Setiap menjelang Idul Fitri, pemandangan khas terlihat di sepanjang jalan kawasan Kota Tua, Jakarta Barat. Banyak orang berbaris dengan tumpukan uang rapi di hadapannya, menawarkan jasa penukaran uang kepada pengendara yang melintas. Mereka adalah para penjaja jasa penukaran uang yang keberadaannya selalu dicari menjelang lebaran.
Dilaporkan bahwa salah satu pelaku bisnis ini telah menekuni profesi tersebut selama kurang lebih 20 tahun. Uniknya, profesi ini tidak hanya dilakukan saat menjelang Idul Fitri, tetapi juga menjadi sumber mata pencaharian sehari-hari. Banyak pelanggan berasal dari rumah makan atau warung-warung kecil pinggir jalan yang memanfaatkan jasanya.
Saat memulai bisnis ini, modal awal yang dibutuhkan terhitung sedikit. Pelaku hanya mengeluarkan Rp3,7 juta dari kocek pribadinya. Dalam menjalankan bisnisnya, ia mengenakan biaya tambahan sebesar 10% dari jumlah uang yang ditukarkan. Misalnya, untuk menukar uang Rp500 ribu, harus membayar Rp550 ribu. Untuk menukar Rp1 juta, harus membayar Rp1,1 juta.
Dalam sehari, pelaku bekerja dari pukul 7 pagi hingga 6 sore dengan menyiapkan uang sebesar Rp500 juta. Uang tersebut terbagi dalam pecahan mulai dari Rp2.000 hingga Rp20.000 yang dibawa dalam tas ransel besar. Keuntungan yang diperoleh berkisar Rp3 juta hingga Rp5 juta per hari.
Ada juga pihak lain yang hanya memanfaatkan momen Idul Fitri untuk menjalankan bisnis ini dan tidak menjadikannya sebagai mata pencaharian utama. Mereka membuka jasa penukaran uang di rumahnya dari selepas maghrib hingga menjelang tengah malam dengan tarif bervariasi tergantung pecahan uang yang ditukarkan. Misalnya, untuk menukar Rp1 juta dengan pecahan Rp2.000 atau Rp5.000, biaya yang dikenakan adalah 10%. Namun, untuk pecahan Rp10.000 atau Rp20.000, biayanya hanya 5%. Keuntungan yang diperoleh bisa mencapai Rp3 juta jika sedang ramai dan tidak lebih dari Rp2 juta jika sepi.

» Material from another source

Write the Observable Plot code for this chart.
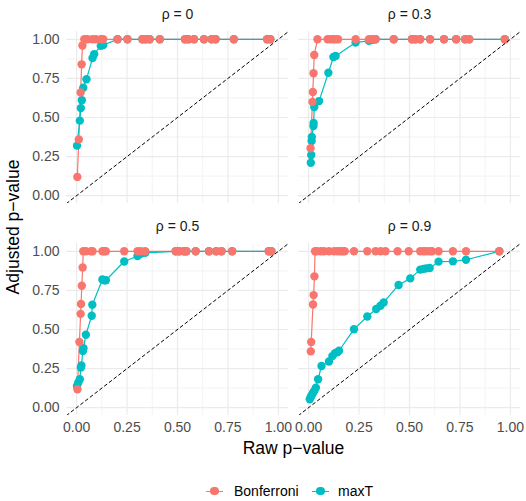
<!DOCTYPE html>
<html>
<head>
<meta charset="utf-8">
<script src="https://cdn.jsdelivr.net/npm/d3@7"></script>
<script src="https://cdn.jsdelivr.net/npm/@observablehq/plot@0.6"></script>
<style>
  body { margin: 0; background: #ffffff; }
  #wrap { position: relative; width: 526px; height: 501px; font-family: "Liberation Sans", Arial, sans-serif; background: #fff; }
  #wrap svg { display: block; }
  .ttl { position: absolute; color: #000; font-size: 17.5px; white-space: nowrap; }
  .leg { position: absolute; font-size: 14px; color: #000; white-space: nowrap; }
  .key { position: absolute; width: 17px; height: 17px; }
  .key .ln { position: absolute; left: 0; top: 8px; width: 17px; height: 1.2px; }
  .key .pt { position: absolute; left: 4.3px; top: 4.3px; width: 8.4px; height: 8.4px; border-radius: 50%; }
</style>
</head>
<body>
<div id="wrap"></div>
<script>
// ---- data ----
const panelLabels = ["ρ = 0", "ρ = 0.3", "ρ = 0.5", "ρ = 0.9"];
const methods = ["Bonferroni", "maxT"];
const methodColors = ["#F8766D", "#00BFC4"];
const tickValues = [0, 0.25, 0.5, 0.75, 1];
const minorTickValues = [0.125, 0.375, 0.625, 0.875];
const axisDomain = [-0.05, 1.05];

// rho = 0
const bonfRaw0 = [0.0036, 0.011, 0.020, 0.025, 0.029, 0.038, 0.054, 0.079, 0.095, 0.120, 0.132, 0.203, 0.252, 0.326, 0.343, 0.362, 0.412, 0.537, 0.554, 0.582, 0.631, 0.669, 0.689, 0.779, 0.944, 0.960];
const bonfAdj0 = [0.12, 0.36, 0.66, 0.84, 0.96, 1, 1, 1, 1, 1, 1, 1, 1, 1, 1, 1, 1, 1, 1, 1, 1, 1, 1, 1, 1, 1];
const maxTRaw0 = [0.002, 0.016, 0.021, 0.026, 0.033, 0.049, 0.079, 0.087, 0.120, 0.132, 0.203, 0.252, 0.326, 0.343, 0.362, 0.412, 0.537, 0.554, 0.582, 0.631, 0.669, 0.689, 0.779, 0.944, 0.960];
const maxTAdj0 = [0.32, 0.48, 0.56, 0.61, 0.69, 0.745, 0.88, 0.905, 0.958, 0.964, 1, 1, 1, 1, 1, 1, 1, 1, 1, 1, 1, 1, 1, 1, 1];

// rho = 0.3
const bonfRaw1 = [0.0095, 0.019, 0.021, 0.0245, 0.028, 0.044, 0.094, 0.110, 0.123, 0.134, 0.146, 0.233, 0.299, 0.315, 0.332, 0.422, 0.512, 0.529, 0.553, 0.602, 0.671, 0.731, 0.775, 0.796, 0.972];
const bonfAdj1 = [0.303, 0.60, 0.663, 0.783, 0.90, 1, 1, 1, 1, 1, 1, 1, 1, 1, 1, 1, 1, 1, 1, 1, 1, 1, 1, 1, 1];
const maxTRaw1 = [0.011, 0.013, 0.015, 0.016, 0.024, 0.025, 0.028, 0.052, 0.098, 0.123, 0.134, 0.233, 0.299, 0.315, 0.332, 0.422, 0.512, 0.529, 0.553, 0.602, 0.671, 0.731, 0.775, 0.796, 0.972];
const maxTAdj1 = [0.211, 0.26, 0.35, 0.375, 0.446, 0.465, 0.567, 0.605, 0.786, 0.887, 0.893, 0.98, 0.99, 0.995, 1, 1, 1, 1, 1, 1, 1, 1, 1, 1, 1];

// rho = 0.5
const bonfRaw2 = [0.004, 0.014, 0.020, 0.022, 0.026, 0.030, 0.033, 0.046, 0.071, 0.079, 0.128, 0.137, 0.145, 0.236, 0.302, 0.318, 0.340, 0.491, 0.508, 0.532, 0.544, 0.590, 0.656, 0.692, 0.718, 0.771, 0.952, 0.965];
const bonfAdj2 = [0.118, 0.42, 0.60, 0.663, 0.78, 0.897, 1, 1, 1, 1, 1, 1, 1, 1, 1, 1, 1, 1, 1, 1, 1, 1, 1, 1, 1, 1, 1, 1];
const maxTRaw2 = [0.002, 0.008, 0.016, 0.021, 0.024, 0.031, 0.034, 0.046, 0.075, 0.078, 0.128, 0.137, 0.145, 0.236, 0.302, 0.318, 0.340, 0.491, 0.508, 0.532, 0.544, 0.590, 0.656, 0.692, 0.718, 0.771, 0.952, 0.965];
const maxTAdj2 = [0.139, 0.16, 0.182, 0.256, 0.27, 0.363, 0.38, 0.466, 0.588, 0.658, 0.82, 0.815, 0.815, 0.935, 0.97, 0.985, 0.99, 1, 1, 1, 1, 1, 1, 1, 1, 1, 1, 1];

// rho = 0.9
const bonfRaw3 = [0.011, 0.013, 0.022, 0.025, 0.029, 0.032, 0.041, 0.061, 0.077, 0.101, 0.126, 0.143, 0.156, 0.168, 0.179, 0.225, 0.291, 0.332, 0.357, 0.381, 0.441, 0.496, 0.553, 0.570, 0.583, 0.600, 0.611, 0.644, 0.715, 0.780, 0.945];
const bonfAdj3 = [0.36, 0.42, 0.66, 0.72, 0.84, 1, 1, 1, 1, 1, 1, 1, 1, 1, 1, 1, 1, 1, 1, 1, 1, 1, 1, 1, 1, 1, 1, 1, 1, 1, 1];
const maxTRaw3 = [0.006, 0.011, 0.016, 0.022, 0.028, 0.036, 0.047, 0.064, 0.101, 0.118, 0.131, 0.142, 0.151, 0.225, 0.291, 0.335, 0.356, 0.372, 0.446, 0.504, 0.553, 0.570, 0.583, 0.600, 0.644, 0.715, 0.780, 0.945];
const maxTAdj3 = [0.054, 0.07, 0.08, 0.095, 0.107, 0.128, 0.182, 0.267, 0.295, 0.33, 0.349, 0.355, 0.364, 0.502, 0.583, 0.631, 0.652, 0.673, 0.785, 0.827, 0.883, 0.888, 0.891, 0.893, 0.934, 0.936, 0.946, 1.0];

// ---- build table ----
const panels = [
  {bonfRaw: bonfRaw0, bonfAdj: bonfAdj0, maxTRaw: maxTRaw0, maxTAdj: maxTAdj0},
  {bonfRaw: bonfRaw1, bonfAdj: bonfAdj1, maxTRaw: maxTRaw1, maxTAdj: maxTAdj1},
  {bonfRaw: bonfRaw2, bonfAdj: bonfAdj2, maxTRaw: maxTRaw2, maxTAdj: maxTAdj2},
  {bonfRaw: bonfRaw3, bonfAdj: bonfAdj3, maxTRaw: maxTRaw3, maxTAdj: maxTAdj3}
];
const rowsMaxT = [], rowsBonf = [], stripRows = [];
panels.forEach((s, i) => {
  const col = i % 2, row = Math.floor(i / 2);
  stripRows.push({col, row, label: panelLabels[i]});
  s.maxTRaw.forEach((p, j) => rowsMaxT.push({col, row, method: methods[1], p, adj: s.maxTAdj[j]}));
  s.bonfRaw.forEach((p, j) => rowsBonf.push({col, row, method: methods[0], p, adj: s.bonfAdj[j]}));
});

const fmt = d3.format(".2f");
const grid = "#EBEBEB";

const chart = Plot.plot({
  width: 526,
  height: 470,
  marginLeft: 66,
  marginRight: 5,
  marginTop: 30.5,
  marginBottom: 55.5,
  style: {fontFamily: "'Liberation Sans', Arial, sans-serif", fontSize: "14px", color: "#4D4D4D", background: "#ffffff", overflow: "visible"},
  fx: {domain: [0, 1], axis: null, paddingInner: 0.042, paddingOuter: 0},
  fy: {domain: [0, 1], axis: null, paddingInner: 0.19, paddingOuter: 0},
  x: {domain: axisDomain, ticks: tickValues, tickFormat: fmt, tickSize: 0, tickPadding: 7, label: null},
  y: {domain: axisDomain, ticks: tickValues, tickFormat: fmt, tickSize: 0, tickPadding: 7, label: null},
  color: {domain: methods, range: methodColors},
  marks: [
    Plot.ruleX(minorTickValues, {stroke: grid, strokeWidth: 0.6}),
    Plot.ruleY(minorTickValues, {stroke: grid, strokeWidth: 0.6}),
    Plot.ruleX(tickValues, {stroke: grid, strokeWidth: 1.2}),
    Plot.ruleY(tickValues, {stroke: grid, strokeWidth: 1.2}),
    Plot.line(rowsBonf, {fx: "col", fy: "row", x: "p", y: "adj", stroke: "method", strokeWidth: 1.2}),
    Plot.line(rowsMaxT, {fx: "col", fy: "row", x: "p", y: "adj", stroke: "method", strokeWidth: 1.2}),
    Plot.dot(rowsMaxT, {fx: "col", fy: "row", x: "p", y: "adj", fill: "method", r: 4.2}),
    Plot.dot(rowsBonf, {fx: "col", fy: "row", x: "p", y: "adj", fill: "method", r: 4.2}),
    Plot.line(axisDomain, {x: d => d, y: d => d, stroke: "#000", strokeWidth: 1, strokeDasharray: "3,3", clip: true}),
    Plot.text(stripRows, {fx: "col", fy: "row", text: "label", frameAnchor: "top", lineAnchor: "middle", dy: -16.5, fill: "#1A1A1A", fontSize: 14})
  ]
});

const wrap = document.getElementById("wrap");
wrap.appendChild(chart);

function addDiv(cls, text, css) {
  const d = document.createElement("div");
  d.className = cls;
  if (text) d.textContent = text;
  Object.assign(d.style, css);
  wrap.appendChild(d);
  return d;
}
// axis titles
addDiv("ttl", "Raw p\u2212value", {left: "293.5px", top: "448px", transform: "translate(-50%,-50%)"});
addDiv("ttl", "Adjusted p\u2212value", {left: "13px", top: "227px", transform: "translate(-50%,-50%) rotate(-90deg)"});

// legend
const legendItems = [
  {name: methods[0], color: methodColors[0], keyX: 206, textX: 234},
  {name: methods[1], color: methodColors[1], keyX: 312, textX: 338}
];
legendItems.forEach(it => {
  const k = addDiv("key", null, {left: it.keyX + "px", top: "482.5px"});
  const ln = document.createElement("div"); ln.className = "ln"; ln.style.background = it.color; k.appendChild(ln);
  const pt = document.createElement("div"); pt.className = "pt"; pt.style.background = it.color; k.appendChild(pt);
  addDiv("leg", it.name, {left: it.textX + "px", top: "491px", transform: "translateY(-50%)"});
});
</script>
</body>
</html>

Permasalahan fiqih muncul terkait status hukum bisnis penukaran uang ini. Dalam berbagai pembahasan, bisnis ini hanya dibolehkan karena alasan dlarurah lil-hajah (kebutuhan mendesak). Kebolehan ini timbul karena ada pihak yang membutuhkan uang pecahan guna menghadapi momen lebaran, seperti memberi uang saku kepada anak-anak atau menyedekahkan kepada fakir miskin.
Namun, jika bisnis ini dijadikan sebagai mata pencaharian utama, praktik tersebut bukan lagi dilandasi oleh illat dlarurah lil-hajah, melainkan lebih dekat kepada profesi yang memanfaatkan kebutuhan pemilik toko besar atau warung kecil terhadap uang recehan untuk keuntungan pribadi.
Secara etika bisnis, mengais keuntungan dari penukaran uang semacam ini menjadi tanda tanya besar. Uang sebagai komoditas ribawi diperlakukan tidak sebagaimana hikmah diciptakannya uang untuk bertransaksi. Imam al-Ghazali rahimahullah menyatakan bahwa memperlakukan uang tidak sebagaimana fungsinya merupakan perilaku zalim.
Kesimpulan hukum dari para fuqaha menyatakan bahwa praktik bisnis penukaran uang dengan selisih nominal dibolehkan karena momen insidental seperti lebaran dan kebutuhan penukaran untuk aksi sosial, bukan konsumtif pribadi. Namun, menjadikan praktik ini sebagai profesi dengan selisih nominal secara terus-menerus adalah haram menurut syariat karena menabrak hikmah larangan memperdagangkan uang dan termasuk perilaku menzalimi pihak lain.
Hukum keharaman ini berlaku untuk profesi penukaran uang dengan selisih nominal dari jenis mata uang yang sama (misalnya rupiah dengan rupiah). Wallahu a’lam bi al-shawab.